'''

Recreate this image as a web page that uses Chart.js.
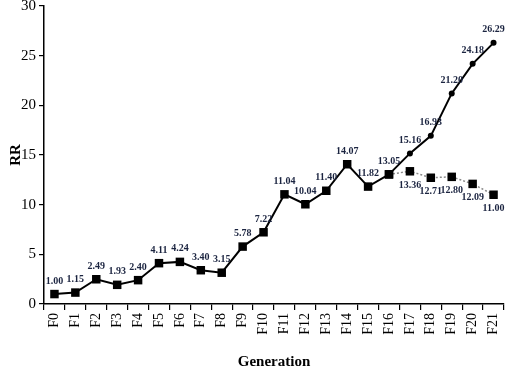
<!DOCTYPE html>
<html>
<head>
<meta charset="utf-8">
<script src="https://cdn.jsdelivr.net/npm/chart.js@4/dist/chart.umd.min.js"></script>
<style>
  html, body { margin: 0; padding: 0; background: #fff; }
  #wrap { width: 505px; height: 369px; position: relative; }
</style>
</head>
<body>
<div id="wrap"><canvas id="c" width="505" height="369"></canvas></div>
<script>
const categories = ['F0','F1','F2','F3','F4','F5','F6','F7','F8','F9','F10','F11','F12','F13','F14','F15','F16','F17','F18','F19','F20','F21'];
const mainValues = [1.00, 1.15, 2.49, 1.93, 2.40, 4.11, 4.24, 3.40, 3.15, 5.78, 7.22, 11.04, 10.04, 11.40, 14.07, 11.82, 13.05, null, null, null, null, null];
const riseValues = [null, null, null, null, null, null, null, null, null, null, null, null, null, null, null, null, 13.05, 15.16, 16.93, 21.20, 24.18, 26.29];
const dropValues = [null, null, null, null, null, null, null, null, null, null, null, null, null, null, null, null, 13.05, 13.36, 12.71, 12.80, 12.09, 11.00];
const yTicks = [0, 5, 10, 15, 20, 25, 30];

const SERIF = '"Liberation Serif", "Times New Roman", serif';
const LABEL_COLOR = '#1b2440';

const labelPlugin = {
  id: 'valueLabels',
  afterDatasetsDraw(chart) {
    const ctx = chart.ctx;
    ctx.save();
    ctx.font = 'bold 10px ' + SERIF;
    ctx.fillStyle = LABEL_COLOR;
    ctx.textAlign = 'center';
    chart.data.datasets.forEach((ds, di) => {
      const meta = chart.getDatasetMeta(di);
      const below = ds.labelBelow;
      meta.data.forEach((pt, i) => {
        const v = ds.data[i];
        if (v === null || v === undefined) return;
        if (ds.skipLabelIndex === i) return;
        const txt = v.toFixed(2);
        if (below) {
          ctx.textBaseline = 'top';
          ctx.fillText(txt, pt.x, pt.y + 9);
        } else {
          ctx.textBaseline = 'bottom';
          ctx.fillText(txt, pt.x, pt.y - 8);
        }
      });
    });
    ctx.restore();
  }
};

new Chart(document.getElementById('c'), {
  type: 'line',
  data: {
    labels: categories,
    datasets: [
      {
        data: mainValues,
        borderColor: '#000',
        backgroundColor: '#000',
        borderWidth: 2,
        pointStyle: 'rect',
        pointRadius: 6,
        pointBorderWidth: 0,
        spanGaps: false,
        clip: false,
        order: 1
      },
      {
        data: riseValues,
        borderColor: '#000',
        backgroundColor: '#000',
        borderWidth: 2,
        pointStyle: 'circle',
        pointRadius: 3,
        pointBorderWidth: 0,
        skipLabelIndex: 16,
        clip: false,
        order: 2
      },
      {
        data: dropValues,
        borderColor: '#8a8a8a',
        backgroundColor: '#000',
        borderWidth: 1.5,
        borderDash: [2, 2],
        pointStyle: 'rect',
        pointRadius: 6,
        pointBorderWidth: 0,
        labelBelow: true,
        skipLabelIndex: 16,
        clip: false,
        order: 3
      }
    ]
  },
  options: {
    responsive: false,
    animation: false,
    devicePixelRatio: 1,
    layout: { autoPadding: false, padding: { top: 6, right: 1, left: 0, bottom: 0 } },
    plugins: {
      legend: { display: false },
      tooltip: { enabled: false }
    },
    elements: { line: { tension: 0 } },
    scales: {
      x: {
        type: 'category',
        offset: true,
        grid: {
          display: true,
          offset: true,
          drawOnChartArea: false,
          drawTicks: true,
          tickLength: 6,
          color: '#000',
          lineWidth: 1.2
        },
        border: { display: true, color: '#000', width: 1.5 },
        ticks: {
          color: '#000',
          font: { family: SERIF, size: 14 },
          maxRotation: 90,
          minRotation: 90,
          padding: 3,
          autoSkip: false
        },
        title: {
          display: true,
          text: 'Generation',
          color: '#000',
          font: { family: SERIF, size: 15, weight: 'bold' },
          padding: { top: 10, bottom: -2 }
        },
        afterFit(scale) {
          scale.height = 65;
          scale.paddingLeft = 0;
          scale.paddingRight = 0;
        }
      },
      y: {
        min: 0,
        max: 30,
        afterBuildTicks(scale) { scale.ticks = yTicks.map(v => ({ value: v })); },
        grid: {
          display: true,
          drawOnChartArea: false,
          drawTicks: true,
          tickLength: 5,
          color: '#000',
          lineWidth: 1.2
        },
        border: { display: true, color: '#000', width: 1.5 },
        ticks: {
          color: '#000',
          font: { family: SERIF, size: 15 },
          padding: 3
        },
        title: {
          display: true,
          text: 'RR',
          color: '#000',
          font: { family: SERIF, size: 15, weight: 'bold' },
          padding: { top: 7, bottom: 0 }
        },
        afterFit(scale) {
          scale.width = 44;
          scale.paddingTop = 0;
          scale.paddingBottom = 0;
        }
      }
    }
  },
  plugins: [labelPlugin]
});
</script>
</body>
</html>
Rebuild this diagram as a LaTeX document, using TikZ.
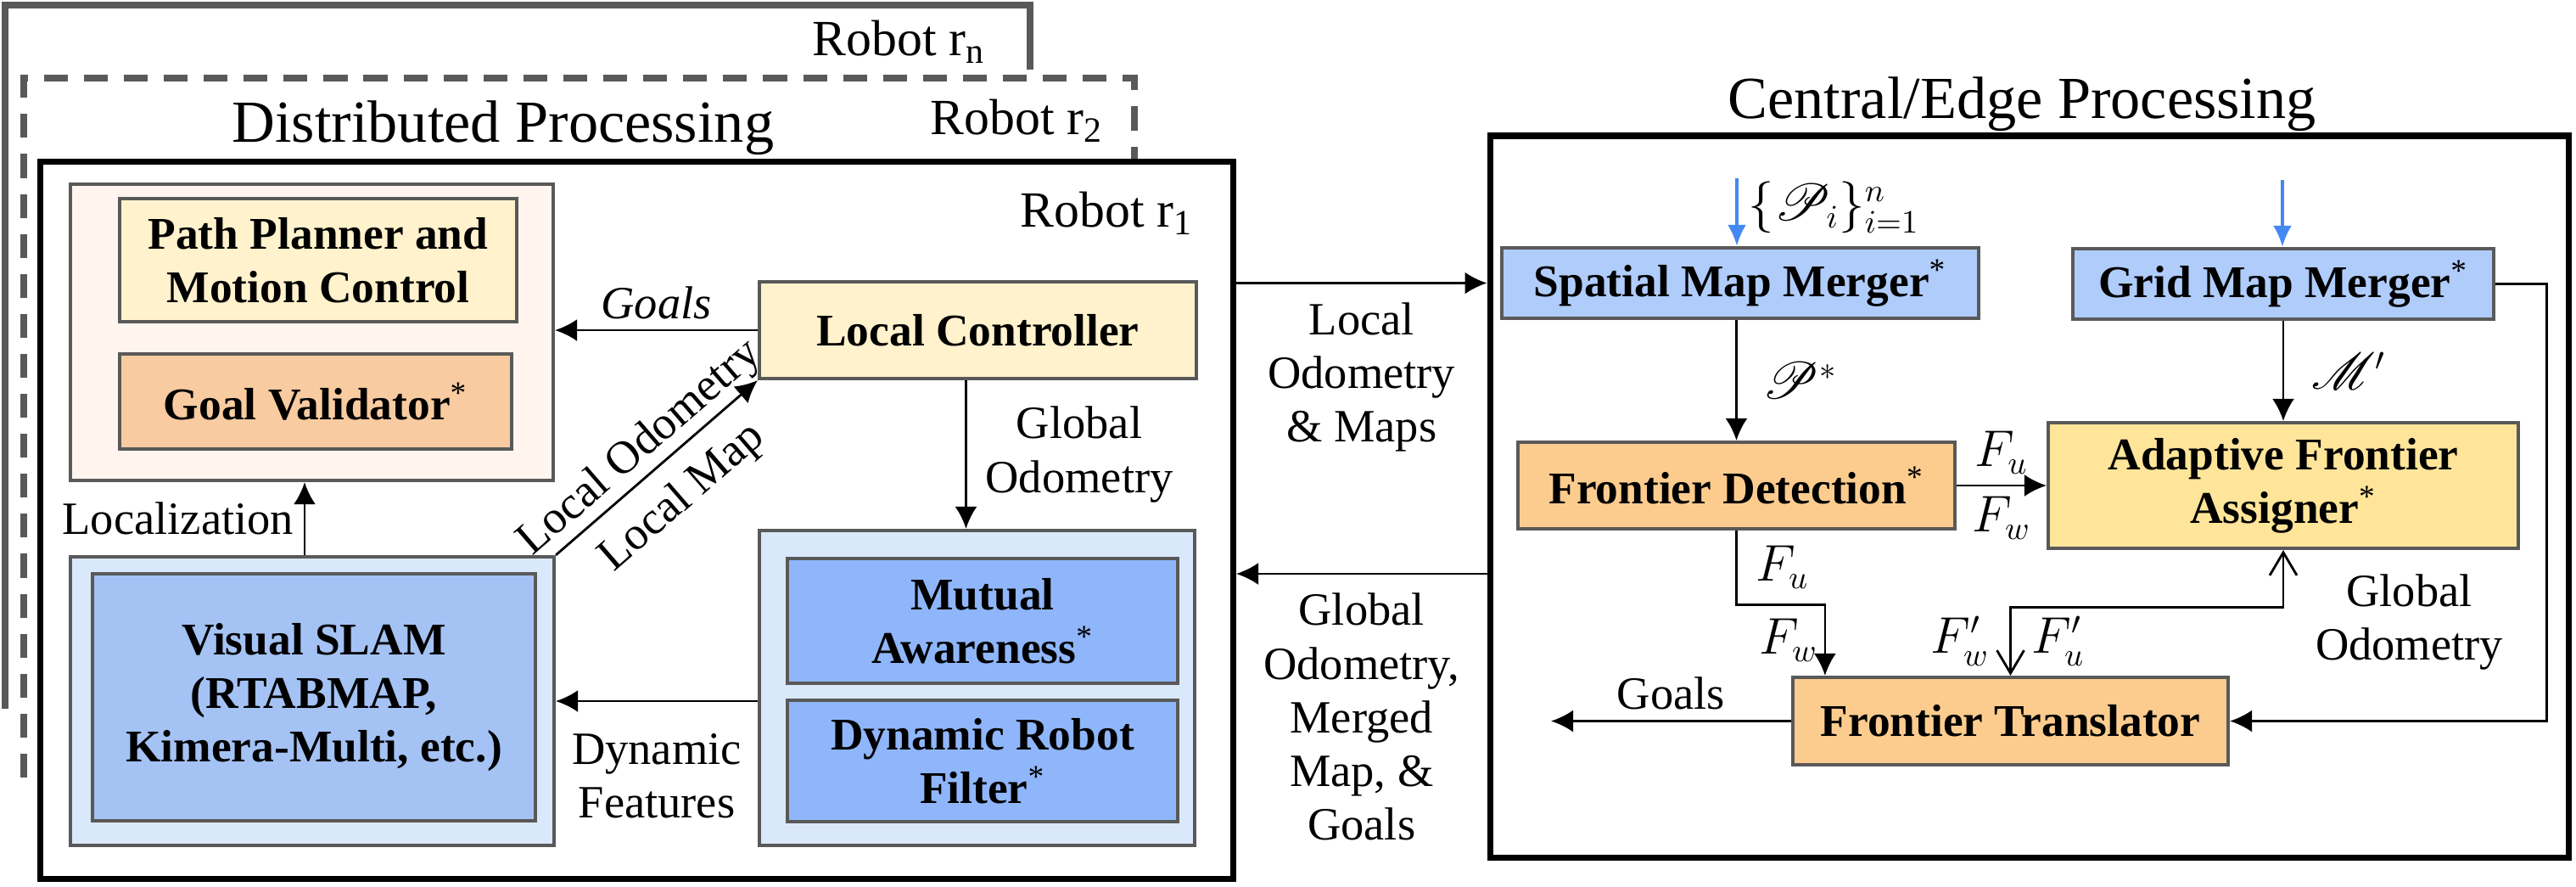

'''

Your objective =
Quote the data above in full and without alteration; skip the pictures.

Answer =
Recreate this image as a web page that uses Chart.js.
<!DOCTYPE html>
<html>
<head>
<meta charset="utf-8">
<script src="https://cdn.jsdelivr.net/npm/chart.js@4/dist/chart.umd.min.js"></script>
<style>
  html, body { margin: 0; padding: 0; background: #fff; }
  #wrap { width: 505px; height: 369px; position: relative; }
</style>
</head>
<body>
<div id="wrap"><canvas id="c" width="505" height="369"></canvas></div>
<script>
const categories = ['F0','F1','F2','F3','F4','F5','F6','F7','F8','F9','F10','F11','F12','F13','F14','F15','F16','F17','F18','F19','F20','F21'];
const mainValues = [1.00, 1.15, 2.49, 1.93, 2.40, 4.11, 4.24, 3.40, 3.15, 5.78, 7.22, 11.04, 10.04, 11.40, 14.07, 11.82, 13.05, null, null, null, null, null];
const riseValues = [null, null, null, null, null, null, null, null, null, null, null, null, null, null, null, null, 13.05, 15.16, 16.93, 21.20, 24.18, 26.29];
const dropValues = [null, null, null, null, null, null, null, null, null, null, null, null, null, null, null, null, 13.05, 13.36, 12.71, 12.80, 12.09, 11.00];
const yTicks = [0, 5, 10, 15, 20, 25, 30];

const SERIF = '"Liberation Serif", "Times New Roman", serif';
const LABEL_COLOR = '#1b2440';

const labelPlugin = {
  id: 'valueLabels',
  afterDatasetsDraw(chart) {
    const ctx = chart.ctx;
    ctx.save();
    ctx.font = 'bold 10px ' + SERIF;
    ctx.fillStyle = LABEL_COLOR;
    ctx.textAlign = 'center';
    chart.data.datasets.forEach((ds, di) => {
      const meta = chart.getDatasetMeta(di);
      const below = ds.labelBelow;
      meta.data.forEach((pt, i) => {
        const v = ds.data[i];
        if (v === null || v === undefined) return;
        if (ds.skipLabelIndex === i) return;
        const txt = v.toFixed(2);
        if (below) {
          ctx.textBaseline = 'top';
          ctx.fillText(txt, pt.x, pt.y + 9);
        } else {
          ctx.textBaseline = 'bottom';
          ctx.fillText(txt, pt.x, pt.y - 8);
        }
      });
    });
    ctx.restore();
  }
};

new Chart(document.getElementById('c'), {
  type: 'line',
  data: {
    labels: categories,
    datasets: [
      {
        data: mainValues,
        borderColor: '#000',
        backgroundColor: '#000',
        borderWidth: 2,
        pointStyle: 'rect',
        pointRadius: 6,
        pointBorderWidth: 0,
        spanGaps: false,
        clip: false,
        order: 1
      },
      {
        data: riseValues,
        borderColor: '#000',
        backgroundColor: '#000',
        borderWidth: 2,
        pointStyle: 'circle',
        pointRadius: 3,
        pointBorderWidth: 0,
        skipLabelIndex: 16,
        clip: false,
        order: 2
      },
      {
        data: dropValues,
        borderColor: '#8a8a8a',
        backgroundColor: '#000',
        borderWidth: 1.5,
        borderDash: [2, 2],
        pointStyle: 'rect',
        pointRadius: 6,
        pointBorderWidth: 0,
        labelBelow: true,
        skipLabelIndex: 16,
        clip: false,
        order: 3
      }
    ]
  },
  options: {
    responsive: false,
    animation: false,
    devicePixelRatio: 1,
    layout: { autoPadding: false, padding: { top: 6, right: 1, left: 0, bottom: 0 } },
    plugins: {
      legend: { display: false },
      tooltip: { enabled: false }
    },
    elements: { line: { tension: 0 } },
    scales: {
      x: {
        type: 'category',
        offset: true,
        grid: {
          display: true,
          offset: true,
          drawOnChartArea: false,
          drawTicks: true,
          tickLength: 6,
          color: '#000',
          lineWidth: 1.2
        },
        border: { display: true, color: '#000', width: 1.5 },
        ticks: {
          color: '#000',
          font: { family: SERIF, size: 14 },
          maxRotation: 90,
          minRotation: 90,
          padding: 3,
          autoSkip: false
        },
        title: {
          display: true,
          text: 'Generation',
          color: '#000',
          font: { family: SERIF, size: 15, weight: 'bold' },
          padding: { top: 10, bottom: -2 }
        },
        afterFit(scale) {
          scale.height = 65;
          scale.paddingLeft = 0;
          scale.paddingRight = 0;
        }
      },
      y: {
        min: 0,
        max: 30,
        afterBuildTicks(scale) { scale.ticks = yTicks.map(v => ({ value: v })); },
        grid: {
          display: true,
          drawOnChartArea: false,
          drawTicks: true,
          tickLength: 5,
          color: '#000',
          lineWidth: 1.2
        },
        border: { display: true, color: '#000', width: 1.5 },
        ticks: {
          color: '#000',
          font: { family: SERIF, size: 15 },
          padding: 3
        },
        title: {
          display: true,
          text: 'RR',
          color: '#000',
          font: { family: SERIF, size: 15, weight: 'bold' },
          padding: { top: 7, bottom: 0 }
        },
        afterFit(scale) {
          scale.width = 44;
          scale.paddingTop = 0;
          scale.paddingBottom = 0;
        }
      }
    }
  },
  plugins: [labelPlugin]
});
</script>
</body>
</html>
Rebuild this diagram as a LaTeX document, using TikZ.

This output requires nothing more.